BORON AS A HYDRAULIC TRACER WITHIN THE SW JAPAN SUBDUCTION ZONE-SEDIMENT DEHYDRATION FROM TRENCH TO SUB-ARC

The active SW Japan subduction zone is a site of extensive geologic, seismic, hydrologic, and volcanic research to date. Material input comprises both sediments and altered oceanic crust (AOC) as evidenced by cores obtained from seafloor drilling sites, ultimately resurfacing as arc lavas. However, mass balance of fluids in and out of the system between the time of subduction and arc magmatism remain poorly constrained. Boron can be a useful hydraulic tracer given its solubility and high concentrations in subducted sediments relative to the overlying mantle wedge. Under lower PT conditions, diagenetic processes drive fluid loss. At higher PT, the predominant driver transitions to metamorphic dehydration, or breakdown of hydrous mineral phases. This study uses B concentration and δ¹¹B values as proxies to quantify this fluid loss.

Preliminary [B] and δ¹¹B data have been collected from (meta)sediments along a SE-NW transect across Shikoku Island from the Nankai trough, through the Shimanto belt, to the Sanbagawa metamorphic belt. The data show decreasing [B] and δ¹¹B with increasing temperature, covering a range of ~25-500°C. This suggests progressive fluid loss with increasing metamorphic grade due to slab dehydration, with ¹¹B being preferentially incorporated into the fluid. To assess provenance, ⁸⁷Sr/⁸⁶Sr data have also been obtained for samples from the Shikoku transect including clays, shales, schists, and basalts. Five of the seven schist samples have an ⁸⁷Sr/⁸⁶Sr value range of 0.709-0.715, which largely fall within the range for Nankai Trough clays (0.710-0.715) and Shimanto shales (0.710-0.717). This overlap suggests shared input sources, thus a viable analog of a continuous sedimentary suite. This assessment of initial homogeneity establishes a strong base for interpretation of boron cycling in global subduction zones.

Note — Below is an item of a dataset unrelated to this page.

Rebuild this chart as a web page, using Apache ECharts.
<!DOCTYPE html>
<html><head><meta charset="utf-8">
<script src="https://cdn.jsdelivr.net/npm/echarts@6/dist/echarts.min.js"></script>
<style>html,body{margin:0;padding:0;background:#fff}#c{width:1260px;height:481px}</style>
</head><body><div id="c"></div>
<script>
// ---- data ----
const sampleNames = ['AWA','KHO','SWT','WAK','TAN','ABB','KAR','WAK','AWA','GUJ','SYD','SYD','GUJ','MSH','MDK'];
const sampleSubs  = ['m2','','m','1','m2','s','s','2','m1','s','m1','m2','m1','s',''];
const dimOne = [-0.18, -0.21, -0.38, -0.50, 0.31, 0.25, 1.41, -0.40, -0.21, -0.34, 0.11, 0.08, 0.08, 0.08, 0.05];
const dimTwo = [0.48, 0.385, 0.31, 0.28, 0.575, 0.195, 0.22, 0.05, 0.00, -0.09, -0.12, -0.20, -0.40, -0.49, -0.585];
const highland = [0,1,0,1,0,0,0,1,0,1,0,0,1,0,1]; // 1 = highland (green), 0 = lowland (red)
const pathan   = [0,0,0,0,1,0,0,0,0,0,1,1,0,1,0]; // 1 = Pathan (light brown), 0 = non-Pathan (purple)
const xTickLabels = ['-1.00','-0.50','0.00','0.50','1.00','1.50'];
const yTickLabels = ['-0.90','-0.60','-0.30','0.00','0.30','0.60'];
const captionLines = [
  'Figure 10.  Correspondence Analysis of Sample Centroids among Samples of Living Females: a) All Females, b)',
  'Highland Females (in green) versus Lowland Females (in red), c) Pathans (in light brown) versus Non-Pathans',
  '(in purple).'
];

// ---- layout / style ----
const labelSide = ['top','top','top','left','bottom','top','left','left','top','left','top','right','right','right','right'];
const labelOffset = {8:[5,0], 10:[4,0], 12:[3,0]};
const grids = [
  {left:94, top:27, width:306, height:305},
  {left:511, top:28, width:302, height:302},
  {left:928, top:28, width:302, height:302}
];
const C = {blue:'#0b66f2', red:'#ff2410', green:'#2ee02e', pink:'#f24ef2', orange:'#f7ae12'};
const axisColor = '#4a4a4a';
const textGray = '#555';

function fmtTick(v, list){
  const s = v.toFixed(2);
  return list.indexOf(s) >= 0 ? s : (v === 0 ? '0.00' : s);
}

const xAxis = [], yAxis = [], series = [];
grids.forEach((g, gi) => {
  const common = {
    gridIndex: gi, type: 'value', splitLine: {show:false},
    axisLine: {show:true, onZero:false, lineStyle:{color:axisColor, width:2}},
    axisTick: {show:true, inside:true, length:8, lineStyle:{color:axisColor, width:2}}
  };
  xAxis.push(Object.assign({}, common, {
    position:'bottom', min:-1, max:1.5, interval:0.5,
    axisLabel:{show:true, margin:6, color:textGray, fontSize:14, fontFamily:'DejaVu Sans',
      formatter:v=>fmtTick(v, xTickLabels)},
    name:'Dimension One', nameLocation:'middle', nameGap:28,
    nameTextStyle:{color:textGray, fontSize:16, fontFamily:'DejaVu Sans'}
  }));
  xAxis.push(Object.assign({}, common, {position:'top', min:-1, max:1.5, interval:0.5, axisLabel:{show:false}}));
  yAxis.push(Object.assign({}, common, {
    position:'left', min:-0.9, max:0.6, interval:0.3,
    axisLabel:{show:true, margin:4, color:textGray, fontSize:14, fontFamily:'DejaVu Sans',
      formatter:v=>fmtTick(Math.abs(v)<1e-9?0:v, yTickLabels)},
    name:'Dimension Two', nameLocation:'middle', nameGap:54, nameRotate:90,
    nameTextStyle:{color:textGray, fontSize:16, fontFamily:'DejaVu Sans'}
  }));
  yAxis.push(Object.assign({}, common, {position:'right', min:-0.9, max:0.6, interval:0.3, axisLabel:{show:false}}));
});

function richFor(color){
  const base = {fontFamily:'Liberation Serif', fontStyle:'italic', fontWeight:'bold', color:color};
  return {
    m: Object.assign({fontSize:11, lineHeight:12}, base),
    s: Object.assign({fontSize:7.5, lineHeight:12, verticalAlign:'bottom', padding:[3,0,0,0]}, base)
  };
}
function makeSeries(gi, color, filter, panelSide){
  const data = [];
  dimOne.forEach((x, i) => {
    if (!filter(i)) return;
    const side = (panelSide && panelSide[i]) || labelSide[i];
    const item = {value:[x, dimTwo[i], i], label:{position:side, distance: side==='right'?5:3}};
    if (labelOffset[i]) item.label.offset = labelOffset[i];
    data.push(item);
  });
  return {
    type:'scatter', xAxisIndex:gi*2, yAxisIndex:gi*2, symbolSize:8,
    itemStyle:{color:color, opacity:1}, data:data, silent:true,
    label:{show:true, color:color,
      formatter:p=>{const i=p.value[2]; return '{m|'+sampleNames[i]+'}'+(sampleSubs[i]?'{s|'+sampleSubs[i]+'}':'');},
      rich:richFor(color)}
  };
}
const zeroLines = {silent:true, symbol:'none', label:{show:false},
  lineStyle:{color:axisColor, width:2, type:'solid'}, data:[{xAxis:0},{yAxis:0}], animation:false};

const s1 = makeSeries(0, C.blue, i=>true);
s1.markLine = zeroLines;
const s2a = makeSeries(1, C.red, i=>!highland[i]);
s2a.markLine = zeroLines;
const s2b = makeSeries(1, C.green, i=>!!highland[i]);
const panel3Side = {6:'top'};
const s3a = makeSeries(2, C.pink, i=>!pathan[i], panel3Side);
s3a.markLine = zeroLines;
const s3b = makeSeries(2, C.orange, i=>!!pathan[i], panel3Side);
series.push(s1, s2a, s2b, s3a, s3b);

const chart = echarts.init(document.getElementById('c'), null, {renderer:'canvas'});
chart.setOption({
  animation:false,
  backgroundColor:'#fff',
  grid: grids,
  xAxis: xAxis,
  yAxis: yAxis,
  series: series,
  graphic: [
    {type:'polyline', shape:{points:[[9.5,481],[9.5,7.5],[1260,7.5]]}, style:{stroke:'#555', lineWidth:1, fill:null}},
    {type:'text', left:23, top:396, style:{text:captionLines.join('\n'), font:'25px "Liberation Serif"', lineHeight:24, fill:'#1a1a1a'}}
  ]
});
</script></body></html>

Recent fieldwork (May, 2023) has expanded the existing dataset to fifty samples in total, including clays, shales, and schists from the same Shikoku transect. ⁸⁷Sr/⁸⁶Sr, [B], and δ¹¹B data acquired for each sample will help constrain volatile behavior from when sediments first enter to the system, undergo metamorphism at depth, and resurface.